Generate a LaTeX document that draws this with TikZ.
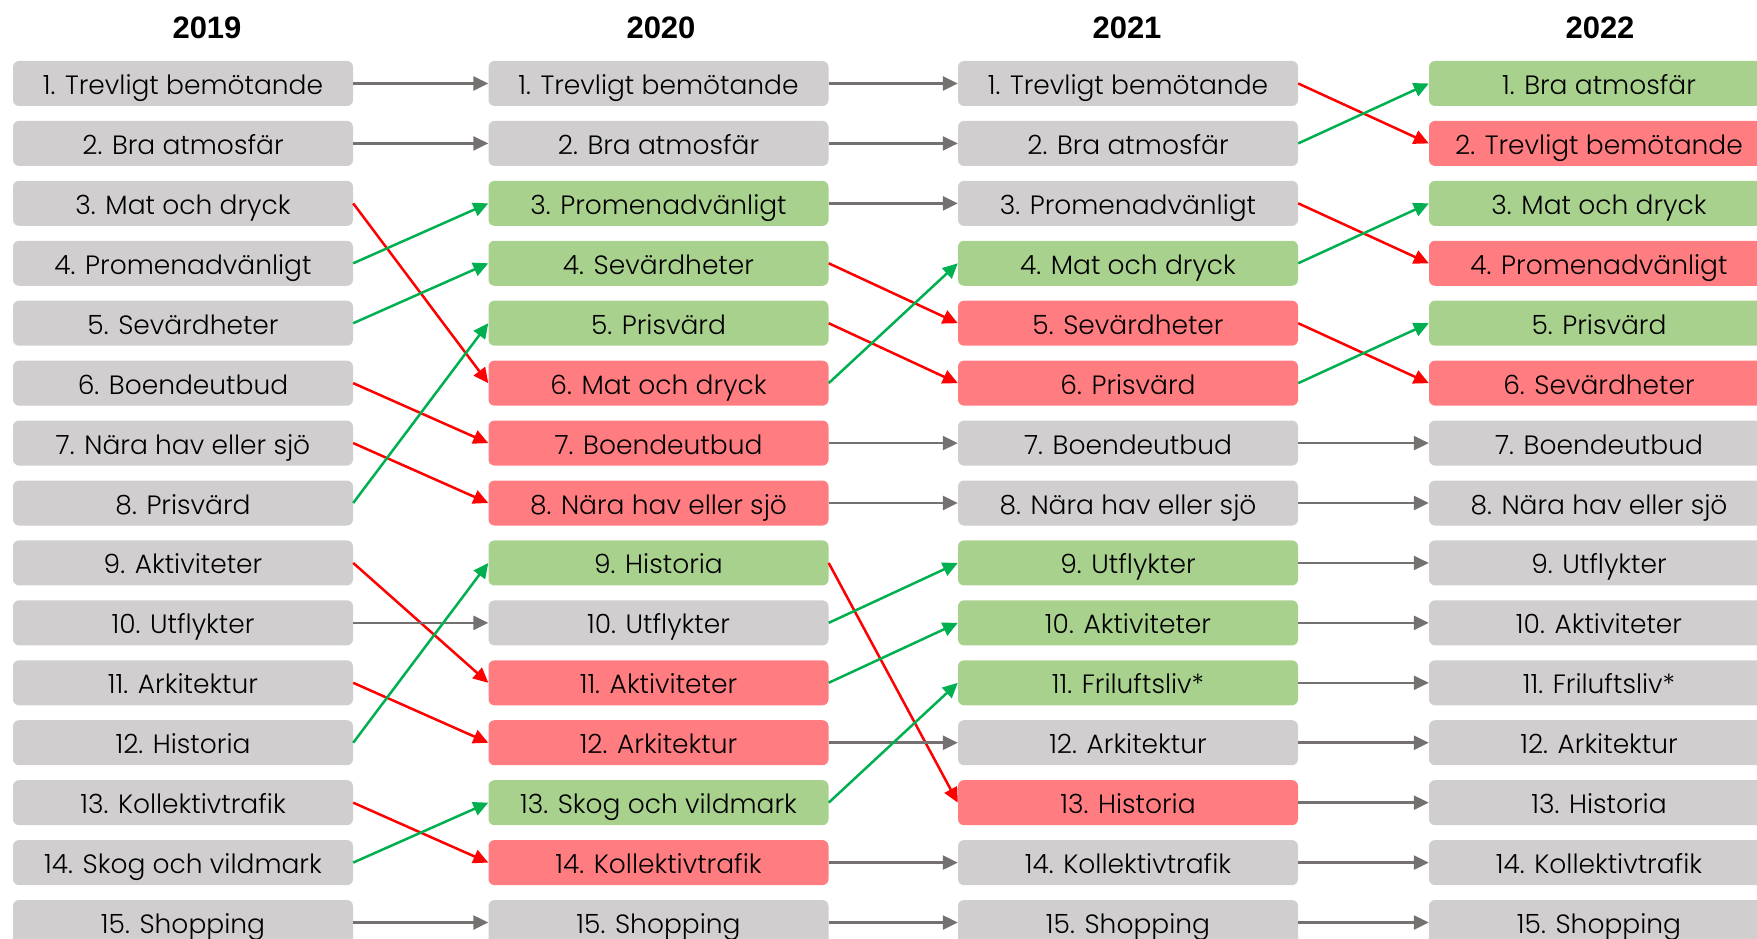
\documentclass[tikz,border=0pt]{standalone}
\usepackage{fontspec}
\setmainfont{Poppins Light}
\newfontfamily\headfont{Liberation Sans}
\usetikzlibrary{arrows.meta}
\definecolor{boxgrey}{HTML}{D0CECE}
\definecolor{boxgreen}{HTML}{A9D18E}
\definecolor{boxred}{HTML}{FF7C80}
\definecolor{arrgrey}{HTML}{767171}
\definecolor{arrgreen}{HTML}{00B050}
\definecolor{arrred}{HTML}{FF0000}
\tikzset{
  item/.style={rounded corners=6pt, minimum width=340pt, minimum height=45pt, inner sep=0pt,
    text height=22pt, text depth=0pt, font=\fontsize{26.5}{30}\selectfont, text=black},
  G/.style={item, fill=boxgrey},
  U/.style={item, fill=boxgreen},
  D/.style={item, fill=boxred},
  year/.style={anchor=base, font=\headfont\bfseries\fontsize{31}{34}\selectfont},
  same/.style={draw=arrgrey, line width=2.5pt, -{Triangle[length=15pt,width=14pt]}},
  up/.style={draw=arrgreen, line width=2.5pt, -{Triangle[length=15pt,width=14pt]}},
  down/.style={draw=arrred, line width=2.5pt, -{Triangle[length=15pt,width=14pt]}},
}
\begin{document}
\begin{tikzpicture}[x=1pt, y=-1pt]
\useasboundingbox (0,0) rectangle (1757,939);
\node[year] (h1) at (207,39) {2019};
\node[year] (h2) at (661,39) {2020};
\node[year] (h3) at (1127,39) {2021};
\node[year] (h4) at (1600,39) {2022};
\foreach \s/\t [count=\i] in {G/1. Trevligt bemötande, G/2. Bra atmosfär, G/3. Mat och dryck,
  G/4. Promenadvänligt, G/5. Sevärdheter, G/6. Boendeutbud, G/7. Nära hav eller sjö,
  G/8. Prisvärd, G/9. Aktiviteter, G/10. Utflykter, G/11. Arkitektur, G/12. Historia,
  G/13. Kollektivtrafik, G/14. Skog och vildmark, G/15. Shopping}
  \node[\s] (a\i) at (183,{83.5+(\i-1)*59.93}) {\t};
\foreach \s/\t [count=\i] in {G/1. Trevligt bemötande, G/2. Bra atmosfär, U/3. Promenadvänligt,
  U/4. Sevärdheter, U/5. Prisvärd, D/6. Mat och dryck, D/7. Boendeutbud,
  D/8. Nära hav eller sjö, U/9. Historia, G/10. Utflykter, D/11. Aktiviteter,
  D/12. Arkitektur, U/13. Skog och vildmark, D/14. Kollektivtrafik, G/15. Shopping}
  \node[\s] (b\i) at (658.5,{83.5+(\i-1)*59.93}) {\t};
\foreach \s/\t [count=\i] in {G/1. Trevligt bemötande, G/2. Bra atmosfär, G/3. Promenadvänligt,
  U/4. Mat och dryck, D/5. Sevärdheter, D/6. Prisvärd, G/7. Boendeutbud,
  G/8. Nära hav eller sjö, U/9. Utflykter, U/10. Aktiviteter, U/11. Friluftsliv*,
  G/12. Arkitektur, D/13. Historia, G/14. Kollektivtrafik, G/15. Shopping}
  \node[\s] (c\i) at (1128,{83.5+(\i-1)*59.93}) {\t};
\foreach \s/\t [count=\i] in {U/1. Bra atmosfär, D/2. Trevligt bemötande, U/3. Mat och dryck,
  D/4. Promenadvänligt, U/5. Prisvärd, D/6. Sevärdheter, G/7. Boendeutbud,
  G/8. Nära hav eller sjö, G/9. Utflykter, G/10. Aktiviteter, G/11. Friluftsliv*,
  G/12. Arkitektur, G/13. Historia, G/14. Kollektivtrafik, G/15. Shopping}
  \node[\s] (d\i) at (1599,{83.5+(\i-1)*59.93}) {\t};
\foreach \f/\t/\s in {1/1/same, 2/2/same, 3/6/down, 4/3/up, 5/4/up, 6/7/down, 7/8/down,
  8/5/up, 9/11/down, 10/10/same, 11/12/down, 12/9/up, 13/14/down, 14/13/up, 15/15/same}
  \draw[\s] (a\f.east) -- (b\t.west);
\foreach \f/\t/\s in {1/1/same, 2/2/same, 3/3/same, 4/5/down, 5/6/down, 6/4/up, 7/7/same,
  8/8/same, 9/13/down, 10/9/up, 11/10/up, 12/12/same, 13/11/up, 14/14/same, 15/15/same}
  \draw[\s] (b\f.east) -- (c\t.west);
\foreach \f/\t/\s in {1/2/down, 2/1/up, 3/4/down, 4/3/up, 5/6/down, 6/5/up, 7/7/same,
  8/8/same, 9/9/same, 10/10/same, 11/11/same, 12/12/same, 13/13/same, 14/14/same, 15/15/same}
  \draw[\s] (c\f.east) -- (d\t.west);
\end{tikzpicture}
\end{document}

◇ ◇ ◇ ◇ ◇ ◇ ◇

REQUIREMENTS
Quote the material in full and exactly; do not carry over its pictures.

RESPONSE
Generate a LaTeX document that draws this with TikZ.
\documentclass[tikz,border=0pt]{standalone}
\usepackage{fontspec}
\setmainfont{Poppins Light}
\newfontfamily\headfont{Liberation Sans}
\usetikzlibrary{arrows.meta}
\definecolor{boxgrey}{HTML}{D0CECE}
\definecolor{boxgreen}{HTML}{A9D18E}
\definecolor{boxred}{HTML}{FF7C80}
\definecolor{arrgrey}{HTML}{767171}
\definecolor{arrgreen}{HTML}{00B050}
\definecolor{arrred}{HTML}{FF0000}
\tikzset{
  item/.style={rounded corners=6pt, minimum width=340pt, minimum height=45pt, inner sep=0pt,
    text height=22pt, text depth=0pt, font=\fontsize{26.5}{30}\selectfont, text=black},
  G/.style={item, fill=boxgrey},
  U/.style={item, fill=boxgreen},
  D/.style={item, fill=boxred},
  year/.style={anchor=base, font=\headfont\bfseries\fontsize{31}{34}\selectfont},
  same/.style={draw=arrgrey, line width=2.5pt, -{Triangle[length=15pt,width=14pt]}},
  up/.style={draw=arrgreen, line width=2.5pt, -{Triangle[length=15pt,width=14pt]}},
  down/.style={draw=arrred, line width=2.5pt, -{Triangle[length=15pt,width=14pt]}},
}
\begin{document}
\begin{tikzpicture}[x=1pt, y=-1pt]
\useasboundingbox (0,0) rectangle (1757,939);
\node[year] (h1) at (207,39) {2019};
\node[year] (h2) at (661,39) {2020};
\node[year] (h3) at (1127,39) {2021};
\node[year] (h4) at (1600,39) {2022};
\foreach \s/\t [count=\i] in {G/1. Trevligt bemötande, G/2. Bra atmosfär, G/3. Mat och dryck,
  G/4. Promenadvänligt, G/5. Sevärdheter, G/6. Boendeutbud, G/7. Nära hav eller sjö,
  G/8. Prisvärd, G/9. Aktiviteter, G/10. Utflykter, G/11. Arkitektur, G/12. Historia,
  G/13. Kollektivtrafik, G/14. Skog och vildmark, G/15. Shopping}
  \node[\s] (a\i) at (183,{83.5+(\i-1)*59.93}) {\t};
\foreach \s/\t [count=\i] in {G/1. Trevligt bemötande, G/2. Bra atmosfär, U/3. Promenadvänligt,
  U/4. Sevärdheter, U/5. Prisvärd, D/6. Mat och dryck, D/7. Boendeutbud,
  D/8. Nära hav eller sjö, U/9. Historia, G/10. Utflykter, D/11. Aktiviteter,
  D/12. Arkitektur, U/13. Skog och vildmark, D/14. Kollektivtrafik, G/15. Shopping}
  \node[\s] (b\i) at (658.5,{83.5+(\i-1)*59.93}) {\t};
\foreach \s/\t [count=\i] in {G/1. Trevligt bemötande, G/2. Bra atmosfär, G/3. Promenadvänligt,
  U/4. Mat och dryck, D/5. Sevärdheter, D/6. Prisvärd, G/7. Boendeutbud,
  G/8. Nära hav eller sjö, U/9. Utflykter, U/10. Aktiviteter, U/11. Friluftsliv*,
  G/12. Arkitektur, D/13. Historia, G/14. Kollektivtrafik, G/15. Shopping}
  \node[\s] (c\i) at (1128,{83.5+(\i-1)*59.93}) {\t};
\foreach \s/\t [count=\i] in {U/1. Bra atmosfär, D/2. Trevligt bemötande, U/3. Mat och dryck,
  D/4. Promenadvänligt, U/5. Prisvärd, D/6. Sevärdheter, G/7. Boendeutbud,
  G/8. Nära hav eller sjö, G/9. Utflykter, G/10. Aktiviteter, G/11. Friluftsliv*,
  G/12. Arkitektur, G/13. Historia, G/14. Kollektivtrafik, G/15. Shopping}
  \node[\s] (d\i) at (1599,{83.5+(\i-1)*59.93}) {\t};
\foreach \f/\t/\s in {1/1/same, 2/2/same, 3/6/down, 4/3/up, 5/4/up, 6/7/down, 7/8/down,
  8/5/up, 9/11/down, 10/10/same, 11/12/down, 12/9/up, 13/14/down, 14/13/up, 15/15/same}
  \draw[\s] (a\f.east) -- (b\t.west);
\foreach \f/\t/\s in {1/1/same, 2/2/same, 3/3/same, 4/5/down, 5/6/down, 6/4/up, 7/7/same,
  8/8/same, 9/13/down, 10/9/up, 11/10/up, 12/12/same, 13/11/up, 14/14/same, 15/15/same}
  \draw[\s] (b\f.east) -- (c\t.west);
\foreach \f/\t/\s in {1/2/down, 2/1/up, 3/4/down, 4/3/up, 5/6/down, 6/5/up, 7/7/same,
  8/8/same, 9/9/same, 10/10/same, 11/11/same, 12/12/same, 13/13/same, 14/14/same, 15/15/same}
  \draw[\s] (c\f.east) -- (d\t.west);
\end{tikzpicture}
\end{document}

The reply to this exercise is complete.